ISOTHERMAL LINES SHOWING THE MEAN TEMPERATURE (FAHR.) OF THE GLOBE FOR JANUARY.
Published by the Royal Geographical Society in “Hints to Travellers.” 1921.
ISOTHERMAL LINES SHOWING THE MEAN TEMPERATURE (FAHR.) OF THE GLOBE FOR JULY.
Published by the Royal Geographical Society in “Hints to Travellers.” 1921.
ISOBARIC LINES AND PREVAILING WINDS OF THE GLOBE FOR JANUARY.
Published by the Royal Geographical Society in “Hints to Travellers.” 1921.
ISOBARIC LINES AND PREVAILING WINDS OF THE GLOBE FOR JULY.
Published by the Royal Geographical Society in “Hints to Travellers.” 1921.
MEAN ANNUAL RAINFALL OF THE GLOBE.
Published by the Royal Geographical Society in “Hints to Travellers.” 1921.
II.
PHOTOGRAPHY.
By J. Thomson, formerly Instructor in Photography R.G.S.
Revised by J. McIntosh,
Secretary of the Royal Photographic Society of Great Britain.
The photographic camera should form an essential part of the traveller’s outfit, as it affords the only trustworthy means of obtaining pictorial records of his journey, and it is also helpful in making the survey of a new region, delineating its contours, its geological and botanical features, and ethnographical types of race. The camera and materials necessary for a journey may be readily obtained, so designed as to minimise space and weight, and in every way so perfectly adapted to the traveller’s needs as to ensure successful results in every variety of climate, and render the operation of taking a photograph extremely simple. It is necessary, however, that the traveller should make himself master of the principles involved in the production of a successful photograph, as he will have to depend on his personal effort in exposing and developing the plate, etc. He should also acquire a knowledge of the construction of the camera, to enable him to effect slight repairs when necessary.

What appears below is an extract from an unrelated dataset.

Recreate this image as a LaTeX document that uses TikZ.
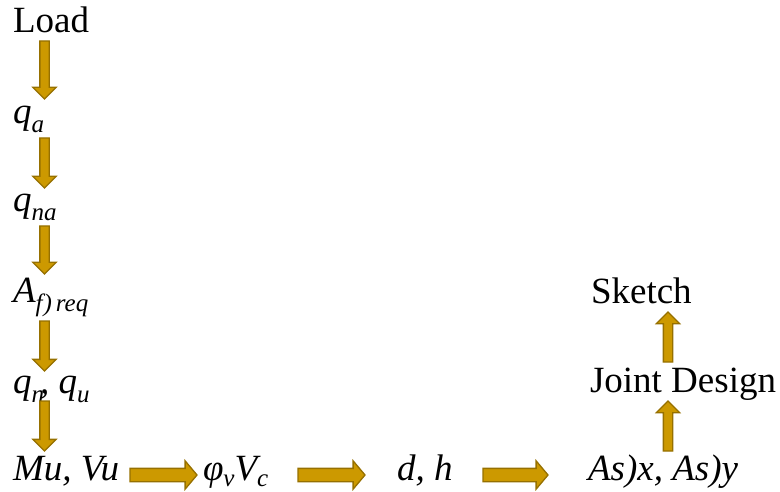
\documentclass[tikz,border=0pt]{standalone}
\usepackage{fontspec}
\setmainfont{Liberation Serif}
\usetikzlibrary{shapes.arrows,calc}

\definecolor{gold}{RGB}{204,153,0}
\definecolor{goldline}{RGB}{150,112,0}

% lowered italic subscript in text mode (optional drop)
\newcommand\lowsub[2][9pt]{\raisebox{-#1}{\fontsize{25}{25}\selectfont\itshape #2}}

% block arrow drawn from one named coordinate to another
\newcommand\flowarrow[4][]{%
  \path let \p1=($(#4)-(#3)$), \n1={veclen(\x1,\y1)}, \n2={atan2(\y1,\x1)} in
    node[#1, minimum height=\n1, rotate=\n2, anchor=tail] (#2) at (#3) {};}

\tikzset{
  label/.style={anchor=base west, inner sep=0pt, outer sep=0pt,
    font=\fontsize{37}{44}\selectfont},
  mathlabel/.style={label, font=\fontsize{37}{44}\selectfont\itshape},
  blockarrow/.style={single arrow, draw=goldline, fill=gold, line width=1.3pt,
    inner xsep=0pt, outer sep=0pt, single arrow head indent=0pt},
  varrow/.style={blockarrow, inner ysep=4pt, single arrow head extend=7pt,
    single arrow tip angle=90},
  harrow/.style={blockarrow, inner ysep=6pt, single arrow head extend=7.5pt,
    single arrow tip angle=100},
}

\begin{document}
\begin{tikzpicture}[x=1pt,y=-1pt]
\useasboundingbox (0,0) rectangle (780,492);

% vertical chain
\node[label]     (load) at (13,33)  {Load};
\node[mathlabel] (qa)   at (13,124) {q\lowsub{a}};
\node[mathlabel] (qna)  at (13,212) {q\lowsub{na}};
\node[mathlabel] (af)   at (13,302) {A\lowsub{f\kern1pt)\kern4pt req}};
\node[mathlabel] (qnu)  at (13,393) {q\lowsub{n}\kern-4pt, q\lowsub{u}};
\node[mathlabel] (muvu) at (13,480) {Mu, Vu};

% bottom row
\node[mathlabel] (phiv) at (203,480) {φ\lowsub[6pt]{v}V\lowsub[6pt]{c}};
\node[mathlabel] (dh)   at (397,480) {d, h};
\node[mathlabel] (asxy) at (588,480) {As)x, As)y};

% right column
\node[label] (joint)  at (590,392) {Joint Design};
\node[label] (sketch) at (591,303) {Sketch};

% arrow end points
\coordinate (a1s) at (44.5,41);  \coordinate (a1e) at (44.5,99);
\coordinate (a2s) at (44.5,138); \coordinate (a2e) at (44.5,188);
\coordinate (a3s) at (44.5,226); \coordinate (a3e) at (44.5,274);
\coordinate (a4s) at (44.5,321); \coordinate (a4e) at (44.5,371);
\coordinate (a5s) at (44.5,401); \coordinate (a5e) at (44.5,451);
\coordinate (h1s) at (130,475);  \coordinate (h1e) at (197,475);
\coordinate (h2s) at (298,475);  \coordinate (h2e) at (365,475);
\coordinate (h3s) at (483,475);  \coordinate (h3e) at (548,475);
\coordinate (u1s) at (668,451);  \coordinate (u1e) at (668,401);
\coordinate (u2s) at (668,362);  \coordinate (u2e) at (668,312);

\flowarrow[varrow]{arrA}{a1s}{a1e}
\flowarrow[varrow]{arrB}{a2s}{a2e}
\flowarrow[varrow]{arrC}{a3s}{a3e}
\flowarrow[varrow]{arrD}{a4s}{a4e}
\flowarrow[varrow]{arrE}{a5s}{a5e}
\flowarrow[harrow]{arrF}{h1s}{h1e}
\flowarrow[harrow]{arrG}{h2s}{h2e}
\flowarrow[harrow]{arrH}{h3s}{h3e}
\flowarrow[varrow]{arrI}{u1s}{u1e}
\flowarrow[varrow]{arrJ}{u2s}{u2e}
\end{tikzpicture}
\end{document}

In selecting an outfit he must first decide upon the size of plate to be carried, and that need not exceed what is termed “half-plate,” 6½ × 4¾ inches; which is large enough for the best work. The smallest effective size for scientific work may be “quarter-plate,” 4¾ × 3¼ inches; in use in many hand-cameras. Negatives on this scale, if perfect, may be enlarged for book illustration, or printed as lantern slides. The two sizes given form a very complete outfit when extra weight may be conveniently carried.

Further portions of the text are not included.